With US Treasuries rallying last year in a “flight to safety” response to the unfolding catastrophe that befell Greece and the Eurozone at large, there were big opportunities for the credit and relative value hedgies. David Tepper’s Appaloosa Investment, a global credit fund, was up 20.9 per cent whilst his Thoroughbred fixed income fund gained 18.6 per cent. Another top US performer was Jeffrey Talpins’ Element Capital fund, whose fixed income arbitrage strategy notched up 17.3 per cent. Tepper was quoted in the press as saying: “It was an interesting year where you had to have a couple of gut checks. If you had those gut checks, looked around and made the right decisions, you could make some money.”
Relative Value funds gained 13.82 per cent overall. As mentioned, Structured Service Holdings, an MBS-focused fund, had a phenomenal year. Also performing well was AQR Capital Management’s AQR Delta Fund (+12.4 per cent). HFR’s Heinz believes that RV strategies were the biggest beneficiaries of falling rates over the first 10 months of 2010 but adds: “I don’t expect the same to occur in 2011.”
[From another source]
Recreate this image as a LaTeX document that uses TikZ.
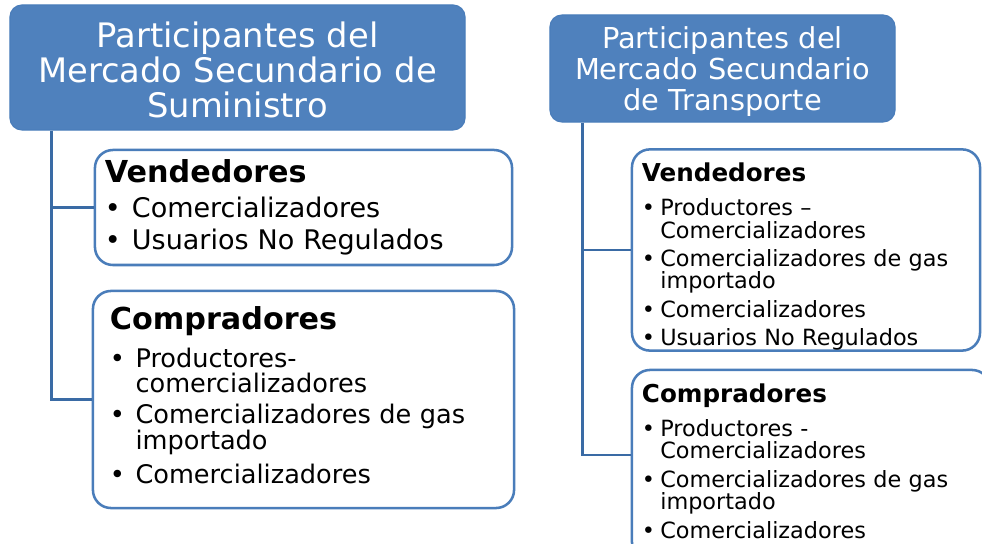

With EU sovereign debt concerns, there were plenty of fixed income RV opportunities (sovereign arbitrage) as well as those in global currencies. “An analysis we did of the Chinese currency situation last year illustrated that those investors equipped with an understanding of the dynamics of that situation stood to benefit handsomely,” says Axioma’s Ceria. “The answers were there, if you knew where to look.”
US hedgies did well enough in 2010. With institutional allocations expected to increase in 2011, managers will be under intense pressure to seek out alpha, but if past performance is a useful guide, 2011 should prove to be another year of steady performance for the industry.